WHAT TO PRODUCE: Among the lines listed below, count those that include the string "React", and state only the count.

AVAILABLE DATA:
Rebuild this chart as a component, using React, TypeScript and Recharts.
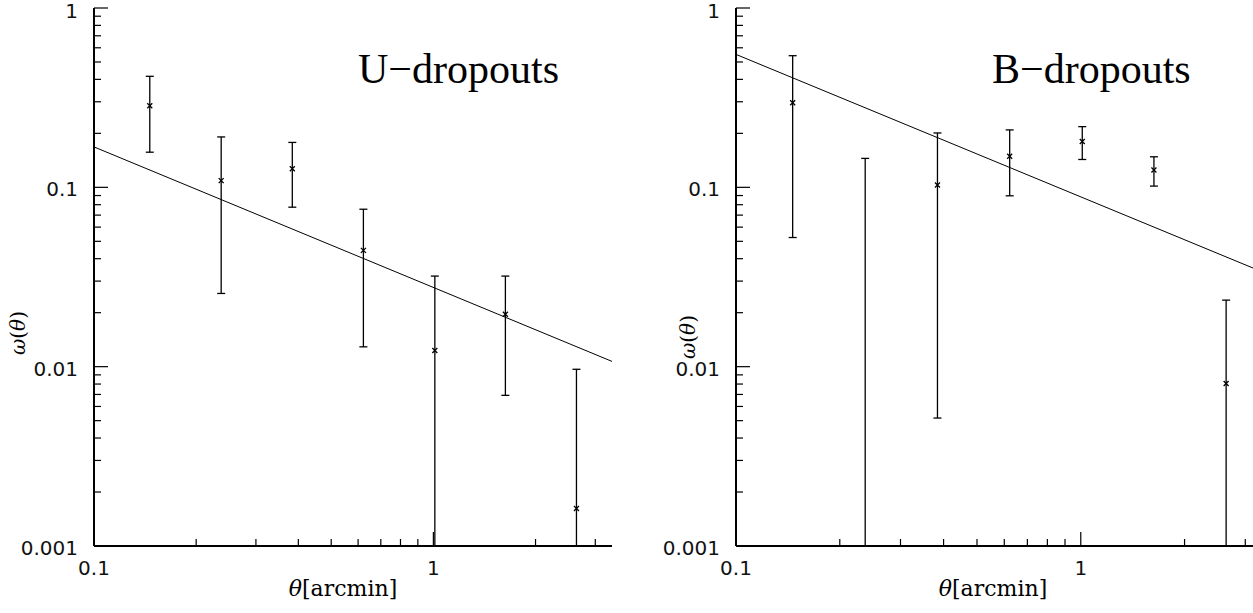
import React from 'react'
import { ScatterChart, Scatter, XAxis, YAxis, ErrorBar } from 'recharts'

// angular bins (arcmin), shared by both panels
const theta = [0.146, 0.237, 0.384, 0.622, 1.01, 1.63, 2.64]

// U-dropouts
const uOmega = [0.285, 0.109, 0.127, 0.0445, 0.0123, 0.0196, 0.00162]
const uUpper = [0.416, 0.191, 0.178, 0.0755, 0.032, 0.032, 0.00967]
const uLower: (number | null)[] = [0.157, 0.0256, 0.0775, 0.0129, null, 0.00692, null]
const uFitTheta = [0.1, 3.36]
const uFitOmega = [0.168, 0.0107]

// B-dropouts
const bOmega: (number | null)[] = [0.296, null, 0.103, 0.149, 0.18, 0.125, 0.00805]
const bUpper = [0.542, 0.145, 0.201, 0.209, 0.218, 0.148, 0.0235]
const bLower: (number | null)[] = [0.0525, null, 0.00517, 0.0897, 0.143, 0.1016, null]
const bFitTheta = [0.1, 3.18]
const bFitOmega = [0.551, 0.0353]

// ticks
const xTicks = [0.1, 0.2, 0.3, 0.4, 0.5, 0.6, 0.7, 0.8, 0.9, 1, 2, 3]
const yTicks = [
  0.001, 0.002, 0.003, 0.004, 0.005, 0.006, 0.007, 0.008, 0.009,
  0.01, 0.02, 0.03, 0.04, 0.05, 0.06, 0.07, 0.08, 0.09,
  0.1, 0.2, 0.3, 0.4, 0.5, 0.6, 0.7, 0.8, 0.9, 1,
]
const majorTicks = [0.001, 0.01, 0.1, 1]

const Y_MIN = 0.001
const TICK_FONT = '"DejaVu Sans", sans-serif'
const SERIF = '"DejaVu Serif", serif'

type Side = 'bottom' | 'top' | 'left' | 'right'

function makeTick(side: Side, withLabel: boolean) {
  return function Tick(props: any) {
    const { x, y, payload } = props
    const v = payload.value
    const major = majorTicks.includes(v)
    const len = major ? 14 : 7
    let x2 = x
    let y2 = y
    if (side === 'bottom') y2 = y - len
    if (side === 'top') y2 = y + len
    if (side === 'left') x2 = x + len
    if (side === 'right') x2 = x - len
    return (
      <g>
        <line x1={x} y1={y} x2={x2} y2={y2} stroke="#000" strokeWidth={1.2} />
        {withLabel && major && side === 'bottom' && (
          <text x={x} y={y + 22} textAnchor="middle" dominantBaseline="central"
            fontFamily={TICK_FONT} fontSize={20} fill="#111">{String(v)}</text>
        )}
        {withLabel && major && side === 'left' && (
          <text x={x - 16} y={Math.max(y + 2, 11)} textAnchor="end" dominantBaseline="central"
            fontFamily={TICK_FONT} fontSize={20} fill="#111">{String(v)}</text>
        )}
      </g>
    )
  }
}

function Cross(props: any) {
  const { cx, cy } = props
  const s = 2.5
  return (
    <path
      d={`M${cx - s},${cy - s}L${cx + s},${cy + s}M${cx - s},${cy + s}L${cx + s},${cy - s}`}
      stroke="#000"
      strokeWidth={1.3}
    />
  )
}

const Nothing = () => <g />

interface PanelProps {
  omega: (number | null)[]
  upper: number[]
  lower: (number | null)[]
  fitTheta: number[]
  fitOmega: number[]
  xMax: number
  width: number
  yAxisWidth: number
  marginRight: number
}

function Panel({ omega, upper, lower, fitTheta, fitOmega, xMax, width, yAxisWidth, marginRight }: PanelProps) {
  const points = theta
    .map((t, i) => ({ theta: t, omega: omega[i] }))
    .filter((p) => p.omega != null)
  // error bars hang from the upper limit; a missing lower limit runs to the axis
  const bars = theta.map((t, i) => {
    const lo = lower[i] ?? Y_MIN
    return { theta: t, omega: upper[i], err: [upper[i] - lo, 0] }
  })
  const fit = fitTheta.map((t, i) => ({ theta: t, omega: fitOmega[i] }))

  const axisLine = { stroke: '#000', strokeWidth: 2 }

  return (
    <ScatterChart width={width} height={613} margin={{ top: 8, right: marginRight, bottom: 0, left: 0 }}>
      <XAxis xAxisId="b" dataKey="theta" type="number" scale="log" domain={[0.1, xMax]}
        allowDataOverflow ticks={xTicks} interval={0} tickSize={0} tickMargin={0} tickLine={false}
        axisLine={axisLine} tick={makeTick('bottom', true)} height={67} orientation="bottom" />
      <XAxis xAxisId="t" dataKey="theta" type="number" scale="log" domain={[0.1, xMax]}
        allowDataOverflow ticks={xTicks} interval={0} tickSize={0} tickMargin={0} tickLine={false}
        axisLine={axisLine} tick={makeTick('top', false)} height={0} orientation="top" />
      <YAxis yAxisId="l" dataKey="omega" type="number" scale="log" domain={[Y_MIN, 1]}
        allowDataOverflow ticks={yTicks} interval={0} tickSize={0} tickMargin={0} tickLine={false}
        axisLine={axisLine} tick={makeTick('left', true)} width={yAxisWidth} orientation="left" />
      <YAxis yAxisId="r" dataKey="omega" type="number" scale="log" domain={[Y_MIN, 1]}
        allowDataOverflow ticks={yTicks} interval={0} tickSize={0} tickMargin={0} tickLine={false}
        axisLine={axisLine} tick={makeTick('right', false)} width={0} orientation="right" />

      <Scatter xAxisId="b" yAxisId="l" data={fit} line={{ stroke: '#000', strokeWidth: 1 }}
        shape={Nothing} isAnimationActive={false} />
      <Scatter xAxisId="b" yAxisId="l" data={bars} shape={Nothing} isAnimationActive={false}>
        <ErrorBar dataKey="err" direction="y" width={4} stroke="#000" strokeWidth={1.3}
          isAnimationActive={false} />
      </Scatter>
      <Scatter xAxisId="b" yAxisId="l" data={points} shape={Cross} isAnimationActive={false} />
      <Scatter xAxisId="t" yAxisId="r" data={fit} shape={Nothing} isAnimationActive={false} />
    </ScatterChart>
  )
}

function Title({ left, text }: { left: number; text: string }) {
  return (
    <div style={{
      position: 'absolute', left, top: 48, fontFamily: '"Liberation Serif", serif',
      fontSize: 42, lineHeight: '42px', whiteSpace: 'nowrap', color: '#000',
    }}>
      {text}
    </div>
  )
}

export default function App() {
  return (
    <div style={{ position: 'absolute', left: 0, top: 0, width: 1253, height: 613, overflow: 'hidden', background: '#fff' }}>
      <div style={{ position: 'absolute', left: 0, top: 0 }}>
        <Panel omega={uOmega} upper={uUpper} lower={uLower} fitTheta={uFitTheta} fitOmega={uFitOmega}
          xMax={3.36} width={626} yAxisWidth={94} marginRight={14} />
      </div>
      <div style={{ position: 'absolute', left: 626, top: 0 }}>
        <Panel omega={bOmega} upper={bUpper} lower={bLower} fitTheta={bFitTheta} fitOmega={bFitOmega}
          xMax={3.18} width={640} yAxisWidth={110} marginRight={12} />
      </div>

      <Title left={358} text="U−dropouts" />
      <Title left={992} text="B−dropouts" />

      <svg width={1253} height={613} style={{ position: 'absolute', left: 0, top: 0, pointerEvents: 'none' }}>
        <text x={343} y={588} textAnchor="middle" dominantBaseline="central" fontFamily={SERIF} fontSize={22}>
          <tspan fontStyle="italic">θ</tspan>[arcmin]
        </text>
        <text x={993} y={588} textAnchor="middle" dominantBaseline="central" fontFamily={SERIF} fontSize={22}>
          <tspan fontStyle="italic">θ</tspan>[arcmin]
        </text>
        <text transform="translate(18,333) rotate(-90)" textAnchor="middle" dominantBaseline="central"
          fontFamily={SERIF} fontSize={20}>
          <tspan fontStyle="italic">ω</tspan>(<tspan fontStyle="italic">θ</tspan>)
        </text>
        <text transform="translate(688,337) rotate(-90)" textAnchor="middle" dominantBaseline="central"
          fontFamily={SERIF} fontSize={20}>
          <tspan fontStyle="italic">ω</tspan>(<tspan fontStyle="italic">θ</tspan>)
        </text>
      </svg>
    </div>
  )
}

TASK SOLUTION: 2